1. Playing the Clock
Some car salespeople will use time to help them sell more cars. The reality is, the salesperson is going to be working at the dealership for 8 hours anyways, so there’s no real rush on their end. They may think that if they can keep the negotiations going long enough, eventually the customer will give in and pay more than he/she originally wanted. So it’s important to remind yourself before going into a dealership that negotiations may take a long time and it’s ok to leave and come back another day. Ultimately, you have the power as you’re the one who can decide to take your business elsewhere if you’re not happy with the price the dealership is offering.
2. Psychological Profiling
Most experienced car salespeople have a ton of training on how to break down any needs and vulnerabilities of their customers. Their assessment of each of their customers allows them to tap into their scripted questions and be in charge of the process. One of the first questions you’ll probably hear is “how much do you want to spend per month?”. It’s important to to keep this information to yourself as the salesperson will then work to make a financing plan that meets your monthly budget, but may be way higher than your overall budget. If the salesperson wants to meet your monthly budget all he/she has to do is extend the loan term or get a large down payment from you. While it’s ok to be up front and answer the salespersons questions, remember the salesperson may use some of this information to upsell you. In order to avoid running into this problem, break down the sales process into separate stages. Start with choosing the vehicle you’re interested in, then move onto negotiations and at the end you can decide on any additional features and add-ons.
3. The “What if” Strategy
This is one of the most classic sales strategies in all industries, it’s known as the “what if” strategy. You may hear the salesperson ask these types of questions: “what if I could get you this monthly payment, would you buy it today?” or “if I can throw in winter tires for free, would you buy it today?”. What the salesperson is doing in this scenario is trying to find your buying trigger. The way to deal with this is to always answer no and remind them that your shopping multiple dealerships to find the best deal. Once you’ve seen multiple offers from multiple dealerships you’ll be in a position to make a decision.
4. The Time is Now Strategy
If a salesperson ever tells you that the deal they’re offering you today won’t be available tomorrow, they’re trying to use time to pressure you into buying a car. They may tell you that a bunch of other people are looking at the vehicle and it will likely be sold if you don’t jump on the deal right away. While this may be the case sometimes, it’s more likely a sales gimmick to make a quick sale. If you do get put in this position, it’s ok to fight fire with fire.
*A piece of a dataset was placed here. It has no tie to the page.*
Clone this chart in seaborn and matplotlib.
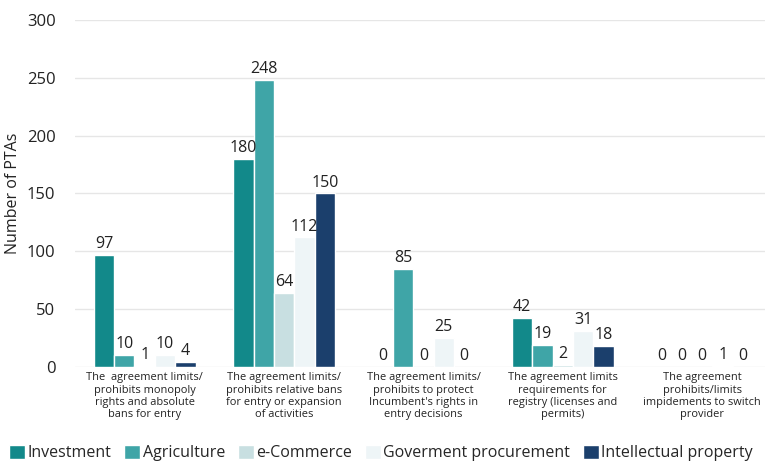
import pandas as pd
import matplotlib.pyplot as plt
import seaborn as sns

# -----------------------------
# Data
# -----------------------------
categories = [
    "The  agreement limits/\nprohibits monopoly\nrights and absolute\nbans for entry",
    "The agreement limits/\nprohibits relative bans\nfor entry or expansion\nof activities",
    "The agreement limits/\nprohibits to protect\nIncumbent's rights in\nentry decisions",
    "The agreement limits\nrequirements for\nregistry (licenses and\npermits)",
    "The agreement\nprohibits/limits\nimpidements to switch\nprovider",
]
series = ["Investment", "Agriculture", "e-Commerce", "Goverment procurement", "Intellectual property"]

investment = [97, 180, 0, 42, 0]
agriculture = [10, 248, 85, 19, 0]
ecommerce = [1, 64, 0, 2, 0]
gov_procurement = [10, 112, 25, 31, 1]
intellectual_property = [4, 150, 0, 18, 0]

colors = ["#12898a", "#3fa5a7", "#c8dfe1", "#eef5f7", "#1b3f6c"]

rows = []
for name, vals in zip(series, [investment, agriculture, ecommerce, gov_procurement, intellectual_property]):
    for cat, v in zip(categories, vals):
        rows.append({"Category": cat, "Series": name, "Value": v})
df = pd.DataFrame(rows)

# -----------------------------
# Plot
# -----------------------------
sns.set_style("white")
plt.rcParams["font.family"] = ["Open Sans", "DejaVu Sans"]

fig = plt.figure(figsize=(7.65, 4.62), dpi=100)
ax = fig.add_axes([0.098, 0.206, 0.902, 0.751])

sns.barplot(
    data=df,
    x="Category",
    y="Value",
    hue="Series",
    hue_order=series,
    order=categories,
    palette=colors,
    width=0.73,
    saturation=1,
    ax=ax,
)

for cont in ax.containers:
    ax.bar_label(cont, fontsize=11.5, color="#222222", padding=2)

ax.set_ylim(0, 300)
ax.set_xlim(-0.5, 4.45)
ax.set_yticks(range(0, 301, 50))
ax.tick_params(axis="y", labelsize=12, colors="#222222", length=0, pad=14)
ax.tick_params(axis="x", labelsize=7.9, colors="#222222", length=0, pad=4)
for lbl in ax.get_xticklabels():
    lbl.set_linespacing(1.15)
ax.set_xlabel("")
ax.set_ylabel("Number of PTAs", fontsize=11.5, color="#222222", labelpad=4)
ax.yaxis.grid(True, color="#e6e6e6", linewidth=1)
ax.set_axisbelow(True)
for s in ax.spines.values():
    s.set_visible(False)

handles, labels = ax.get_legend_handles_labels()
ax.get_legend().remove()
fig.legend(
    handles,
    labels,
    loc="lower left",
    bbox_to_anchor=(0.004, -0.012),
    ncol=5,
    frameon=False,
    fontsize=11.5,
    handlelength=1.0,
    handleheight=1.0,
    handletextpad=0.15,
    columnspacing=0.8,
    borderaxespad=0.0,
)

plt.savefig("out.png", dpi=100)
plt.close()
Politely look the salesperson in the eye and ask them “so if I come back tomorrow, you’re telling me that you won’t sell me the car for the price your offering me today?”. If you’re not comfortable saying this, you can also just choose to leave the dealership and shop elsewhere.
5. The Alternative Choice Strategy
The last and arguably most popular sales strategy is known as the alternative choice strategy. This tactic involves giving you a choice between two options and never asking you “yes” or “no” questions. For example, the salesperson may ask if you want the base trim model or the mid trim model. This leaves you in a situation where either way you’re being pressured into buying a car. If the salesperson tries this strategy on you, don’t fall for it. Instead, tell them that you’re not ready to make a decision today and you want to explore all of your options.